Grazin’ Yes, there’s one in Tribeca, but this is the original. It’s the pseudo-diner to visit if you want hyper-local burgers (Grazin’ Angus Acres beef), cheese (Prodigal Farm bleu), and beer (I don’t remember) and to observe children trying their first tastes of gazpacho and attractive, middle-aged couples without wedding bands having quiet fights. When “Movin’ Out” started playing, I braced myself. There. “Heart attack-ack-ack-ack-ack-ack.” As if on cue, the dressed-down tortoiseshell frames finance guy confided to his bird-tattooed, age-appropriate girlfriend in expensive clogs and crowned with sun-streaked waves , “I used to be so into Billy Joel.”

relish blt

Relish.

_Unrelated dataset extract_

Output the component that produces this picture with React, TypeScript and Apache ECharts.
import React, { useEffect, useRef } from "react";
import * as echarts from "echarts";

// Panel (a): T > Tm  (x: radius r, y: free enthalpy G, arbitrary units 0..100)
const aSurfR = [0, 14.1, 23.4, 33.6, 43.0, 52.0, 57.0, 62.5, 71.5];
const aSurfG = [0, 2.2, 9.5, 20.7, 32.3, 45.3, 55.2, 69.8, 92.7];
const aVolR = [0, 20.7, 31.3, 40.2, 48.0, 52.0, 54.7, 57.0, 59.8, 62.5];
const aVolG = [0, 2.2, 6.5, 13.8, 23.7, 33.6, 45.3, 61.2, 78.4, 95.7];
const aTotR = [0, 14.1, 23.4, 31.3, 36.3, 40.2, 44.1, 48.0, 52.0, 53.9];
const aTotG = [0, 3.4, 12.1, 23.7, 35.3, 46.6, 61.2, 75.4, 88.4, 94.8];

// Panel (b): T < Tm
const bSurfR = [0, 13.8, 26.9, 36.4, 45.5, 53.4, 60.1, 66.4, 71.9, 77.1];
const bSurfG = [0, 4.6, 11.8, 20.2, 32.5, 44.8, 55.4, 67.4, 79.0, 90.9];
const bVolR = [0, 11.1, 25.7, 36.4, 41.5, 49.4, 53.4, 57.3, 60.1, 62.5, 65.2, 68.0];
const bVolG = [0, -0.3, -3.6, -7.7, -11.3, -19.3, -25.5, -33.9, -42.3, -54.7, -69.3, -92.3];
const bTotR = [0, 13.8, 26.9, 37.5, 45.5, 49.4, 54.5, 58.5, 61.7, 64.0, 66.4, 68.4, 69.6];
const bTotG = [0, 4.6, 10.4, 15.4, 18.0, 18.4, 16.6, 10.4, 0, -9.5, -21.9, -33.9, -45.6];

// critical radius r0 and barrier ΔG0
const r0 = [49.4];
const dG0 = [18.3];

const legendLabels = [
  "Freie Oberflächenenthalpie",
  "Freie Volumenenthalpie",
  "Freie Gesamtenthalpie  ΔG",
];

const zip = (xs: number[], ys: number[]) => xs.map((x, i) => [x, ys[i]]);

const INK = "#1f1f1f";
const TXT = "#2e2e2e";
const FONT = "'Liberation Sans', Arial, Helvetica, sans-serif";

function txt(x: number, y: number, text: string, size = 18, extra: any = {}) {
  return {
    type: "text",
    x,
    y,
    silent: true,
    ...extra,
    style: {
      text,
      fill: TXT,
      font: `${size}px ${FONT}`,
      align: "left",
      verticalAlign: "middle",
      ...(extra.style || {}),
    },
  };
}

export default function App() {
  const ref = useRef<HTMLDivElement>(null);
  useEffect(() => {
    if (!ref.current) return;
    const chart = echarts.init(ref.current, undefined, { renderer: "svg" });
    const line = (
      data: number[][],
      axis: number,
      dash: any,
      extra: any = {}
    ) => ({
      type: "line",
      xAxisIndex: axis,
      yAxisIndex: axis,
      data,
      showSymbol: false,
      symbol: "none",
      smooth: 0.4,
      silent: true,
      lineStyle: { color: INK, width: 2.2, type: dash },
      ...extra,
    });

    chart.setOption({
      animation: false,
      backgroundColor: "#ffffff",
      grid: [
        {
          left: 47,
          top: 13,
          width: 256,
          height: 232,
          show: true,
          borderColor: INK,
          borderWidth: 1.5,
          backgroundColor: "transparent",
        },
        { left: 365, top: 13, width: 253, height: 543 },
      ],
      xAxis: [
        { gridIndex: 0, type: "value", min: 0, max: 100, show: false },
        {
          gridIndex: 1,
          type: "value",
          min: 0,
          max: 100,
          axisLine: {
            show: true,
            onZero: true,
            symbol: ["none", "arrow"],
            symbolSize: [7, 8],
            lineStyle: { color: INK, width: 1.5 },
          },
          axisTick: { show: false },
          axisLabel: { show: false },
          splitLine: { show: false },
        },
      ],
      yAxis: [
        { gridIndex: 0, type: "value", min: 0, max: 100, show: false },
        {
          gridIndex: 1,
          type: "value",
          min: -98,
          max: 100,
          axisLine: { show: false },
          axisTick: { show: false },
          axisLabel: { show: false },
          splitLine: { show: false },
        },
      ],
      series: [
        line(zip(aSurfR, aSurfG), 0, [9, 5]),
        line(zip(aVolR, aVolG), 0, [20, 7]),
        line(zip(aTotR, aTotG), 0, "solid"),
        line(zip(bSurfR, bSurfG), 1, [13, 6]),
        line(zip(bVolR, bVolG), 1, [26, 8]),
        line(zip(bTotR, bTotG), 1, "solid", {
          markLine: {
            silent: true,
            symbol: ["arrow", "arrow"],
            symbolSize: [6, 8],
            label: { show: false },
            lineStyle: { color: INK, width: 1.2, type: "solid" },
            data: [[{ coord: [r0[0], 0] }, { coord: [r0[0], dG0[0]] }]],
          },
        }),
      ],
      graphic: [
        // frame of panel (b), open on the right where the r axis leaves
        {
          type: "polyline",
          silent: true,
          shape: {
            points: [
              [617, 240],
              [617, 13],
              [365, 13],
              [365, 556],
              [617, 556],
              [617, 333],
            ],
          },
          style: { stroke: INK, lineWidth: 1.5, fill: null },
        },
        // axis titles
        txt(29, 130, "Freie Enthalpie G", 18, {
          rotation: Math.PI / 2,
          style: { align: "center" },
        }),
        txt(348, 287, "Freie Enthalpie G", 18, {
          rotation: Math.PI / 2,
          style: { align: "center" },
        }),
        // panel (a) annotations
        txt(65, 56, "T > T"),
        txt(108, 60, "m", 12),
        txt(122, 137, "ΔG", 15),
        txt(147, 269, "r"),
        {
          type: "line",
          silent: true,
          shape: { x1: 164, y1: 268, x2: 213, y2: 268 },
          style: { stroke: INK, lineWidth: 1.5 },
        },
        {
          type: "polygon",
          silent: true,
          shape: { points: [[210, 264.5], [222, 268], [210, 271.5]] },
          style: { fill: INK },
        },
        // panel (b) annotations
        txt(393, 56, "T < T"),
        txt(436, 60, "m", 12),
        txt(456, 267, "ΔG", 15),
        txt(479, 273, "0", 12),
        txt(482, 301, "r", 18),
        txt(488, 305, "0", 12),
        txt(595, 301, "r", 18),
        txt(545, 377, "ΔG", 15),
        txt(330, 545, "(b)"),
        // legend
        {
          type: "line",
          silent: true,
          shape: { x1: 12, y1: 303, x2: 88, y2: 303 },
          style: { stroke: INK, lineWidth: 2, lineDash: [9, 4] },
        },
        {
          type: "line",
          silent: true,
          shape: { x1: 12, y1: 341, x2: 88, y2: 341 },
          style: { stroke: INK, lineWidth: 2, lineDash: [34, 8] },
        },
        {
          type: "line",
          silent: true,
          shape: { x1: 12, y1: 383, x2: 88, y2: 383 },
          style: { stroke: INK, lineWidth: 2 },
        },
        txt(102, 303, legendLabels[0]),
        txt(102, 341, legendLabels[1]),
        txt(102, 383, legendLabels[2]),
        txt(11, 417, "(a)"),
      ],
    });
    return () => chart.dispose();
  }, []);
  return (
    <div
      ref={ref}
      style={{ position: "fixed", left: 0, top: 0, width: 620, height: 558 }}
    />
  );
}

Maybe you have an hour (or more once you get an Amtrak text alert) to kill before your train back home? This is really the only daytime hangout in the vicinity of the station, directly across the street. Have a BLT on multi-grain bread, side of the day (a chickpea salad that I swear had wasabi in it) and a cucumber mint soda, and try to mentally will your train to arrive faster by staring at the Hudson sign in your line of vision.

american glory improved whiskey cocktail

American Glory. Just for drinks (like the improved whiskey cocktail above) and friendly bartenders, not the bbq. If you wear a Target dress, moderate heels, and lipstick, everyone will think you are up from the city for the weekend.

half moon

Half Moon. The good dive bar to go to if you need something open after midnight. I still feel guilty for under-tipping the bartender who gave me more free drinks than I realized.

melino's beer & shot

Melino’s Pub. The dive bar you go to before you realize Half Moon exists when you need something open after midnight and want to scare your beer-hating, skinny-jeans vegan Tinder date and make them drink Fireball shots against their will.